Andres Manuel Lopez Obrador’s honeymoon with investors came to a screeching halt 33 days before he’s due to assume the Mexican presidency.

His decision to rip up a $13 billion airport project when he takes office in December sent markets into a tailspin. The peso sank 3.5 percent and pierced 20 per dollar, the stock market lost more than $17 billion in value and JPMorgan Chase & Co. slashed its 2019 economic growth forecast, saying the central bank will now likely have to raise interest rates to slow capital flight.

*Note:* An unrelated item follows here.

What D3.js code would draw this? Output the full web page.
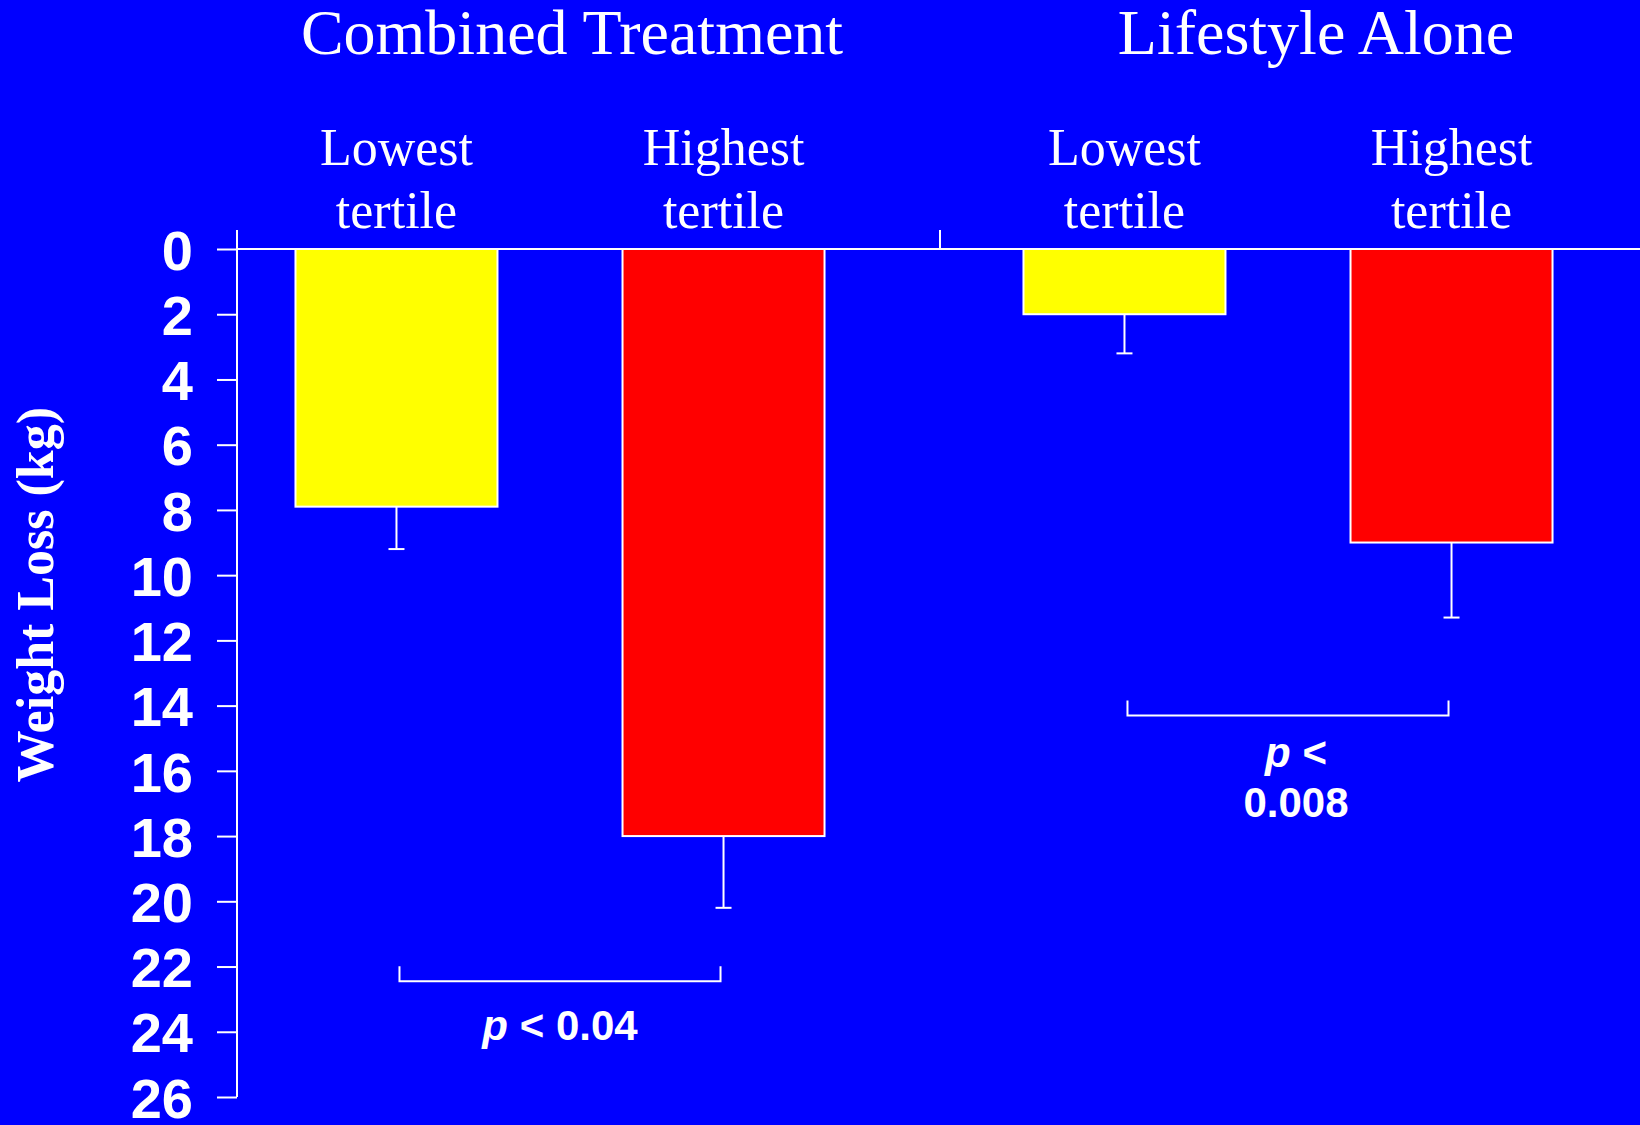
<!DOCTYPE html>
<html>
<head>
<meta charset="utf-8">
<script src="https://cdn.jsdelivr.net/npm/d3@7"></script>
<style>
  html, body { margin: 0; padding: 0; background: #0000ff; }
  svg { display: block; }
</style>
</head>
<body>
<figure style="margin:0"></figure>
<script>
// data
const groups     = ["Combined Treatment", "Lifestyle Alone"]
const tertiles   = ["Lowest tertile", "Highest tertile"]
const lossMeans  = {"Combined Treatment": [7.9, 18.0], "Lifestyle Alone": [2.0, 9.0]}
const lossErrors = {"Combined Treatment": [1.3, 2.2], "Lifestyle Alone": [1.2, 2.3]}
const pLabels    = {"Combined Treatment": ["p < 0.04"], "Lifestyle Alone": ["p <", "0.008"]}
const yTicks     = [0, 2, 4, 6, 8, 10, 12, 14, 16, 18, 20, 22, 24, 26]

const W = 1640, H = 1125
const serif = "'Liberation Serif', 'Times New Roman', serif",
      sans  = "'Liberation Sans', Arial, sans-serif"
const barFill = ["#ffff00", "#ff0000"]
const bracketAt = {"Combined Treatment": 22.45, "Lifestyle Alone": 14.3}

const figure = document.querySelector('figure')
const svg = d3.select(figure).append("svg")
    .attr("width", W)
    .attr("height", H)

svg.append("rect").attr("width", W).attr("height", H).attr("fill", "#0000ff")

const y = d3.scaleLinear().domain([0, 26]).range([249, 1097]),
      xGroup = d3.scaleBand().domain(groups).range([196, 1652]),
      xTert = d3.scalePoint().domain(tertiles).range([0, xGroup.bandwidth()]).padding(0.613),
      barW = 202,
      axisX = 237

const cx = (g, t) => xGroup(g) + xTert(t)

// y axis, values grow downward
const yAxis = svg.append("g")
    .attr("transform", "translate(" + axisX + ",0)")
    .call(d3.axisLeft(y).tickValues(yTicks).tickSize(20).tickPadding(24).tickSizeOuter(0))
yAxis.select(".domain").remove()
yAxis.selectAll(".tick line").attr("stroke", "#fff").attr("stroke-width", 2)
yAxis.selectAll(".tick text")
    .attr("fill", "#fff")
    .attr("font-family", sans)
    .attr("font-weight", "bold")
    .attr("font-size", 56)
    .attr("dy", "0.36em")

svg.append("line")
    .attr("x1", axisX).attr("x2", axisX)
    .attr("y1", y(0) - 19).attr("y2", y(26))
    .attr("stroke", "#fff").attr("stroke-width", 2)

// zero line across and the small mark between the two groups
svg.append("line")
    .attr("x1", axisX).attr("x2", W)
    .attr("y1", y(0)).attr("y2", y(0))
    .attr("stroke", "#fff").attr("stroke-width", 2)
svg.append("line")
    .attr("x1", xGroup(groups[1]) + 16).attr("x2", xGroup(groups[1]) + 16)
    .attr("y1", y(0) - 19).attr("y2", y(0))
    .attr("stroke", "#fff").attr("stroke-width", 2)

svg.append("text")
    .attr("transform", "translate(53," + y(10.6) + ") rotate(-90)")
    .attr("text-anchor", "middle")
    .attr("fill", "#fff")
    .attr("font-family", serif)
    .attr("font-weight", "bold")
    .attr("font-size", 52)
    .text("Weight Loss (kg)")

groups.forEach(g => {
  const gx = xGroup(g) + xGroup.bandwidth() / 2

  svg.append("text")
      .attr("x", gx + (g === groups[0] ? 12 : 28)).attr("y", 54)
      .attr("text-anchor", "middle")
      .attr("fill", "#fff")
      .attr("font-family", serif)
      .attr("font-size", 64)
      .text(g)

  tertiles.forEach((t, i) => {
    const x = cx(g, t), v = lossMeans[g][i], e = lossErrors[g][i]

    // label in two lines
    const lbl = svg.append("text")
        .attr("text-anchor", "middle")
        .attr("fill", "#fff")
        .attr("font-family", serif)
        .attr("font-size", 52)
    t.split(" ").forEach((w, k) => {
      lbl.append("tspan").attr("x", x).attr("y", 165 + k * 63).text(w)
    })

    svg.append("line")
        .attr("x1", x).attr("x2", x)
        .attr("y1", y(v)).attr("y2", y(v + e))
        .attr("stroke", "#fff").attr("stroke-width", 2)
    svg.append("line")
        .attr("x1", x - 8).attr("x2", x + 8)
        .attr("y1", y(v + e)).attr("y2", y(v + e))
        .attr("stroke", "#fff").attr("stroke-width", 2)

    svg.append("rect")
        .attr("x", x - barW / 2)
        .attr("y", y(0))
        .attr("width", barW)
        .attr("height", y(v) - y(0))
        .attr("fill", barFill[i])
        .attr("stroke", "#fff")
        .attr("stroke-width", 2)
  })

  // significance bracket
  const x0 = cx(g, tertiles[0]) + 3, x1 = cx(g, tertiles[1]) - 3, by = y(bracketAt[g])
  svg.append("path")
      .attr("d", "M" + x0 + "," + (by - 15) + "V" + by + "H" + x1 + "V" + (by - 15))
      .attr("fill", "none")
      .attr("stroke", "#fff").attr("stroke-width", 2)

  const lines = pLabels[g]
  const first = lines.length > 1 ? 52 : 59
  lines.forEach((l, k) => {
    const tx = svg.append("text")
        .attr("x", (x0 + x1) / 2 + (lines.length > 1 ? 8 : 0))
        .attr("y", by + first + k * 50)
        .attr("text-anchor", "middle")
        .attr("fill", "#fff")
        .attr("font-family", sans)
        .attr("font-weight", "bold")
        .attr("font-size", 42)
    if (l.startsWith("p")) {
      tx.append("tspan").attr("font-style", "italic").text("p")
      tx.append("tspan").text(l.slice(1))
    } else {
      tx.text(l)
    }
  })
})
</script>
</body>
</html>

  Andres Manuel Lopez Obrador
Andres Manuel Lopez Obrador © Mauricio Palos/Bloomberg

It’s not so much that investors loved the airport project. It was far from perfect. The problem, though, is that calling for its termination — just one day after a haphazard referendum indicated a majority of Mexicans disapproved of the project — sent a broader message to investors: Existing contracts can be pulled at a moment’s notice. It’s the airport construction today and, perhaps, oil contracts tomorrow and mining the next day. For an investor community that was always leery of AMLO, as the leftist is known, it’s an unnerving message.

The referendum “sends a grave message of uncertainty to international markets, to investors and to all Mexican citizens,” Juan Pablo Castanon, the national business chamber head whose handshake with Lopez Obrador in July helped to calm markets, said at a news conference Monday. “It’s a breach of the commitments of the Mexican state and a breaking of the current legal framework.”

While Lopez Obrador made canceling the airport one of his campaign promises, Mexican assets rallied following his election as he met with businessmen and pledged an orderly transition.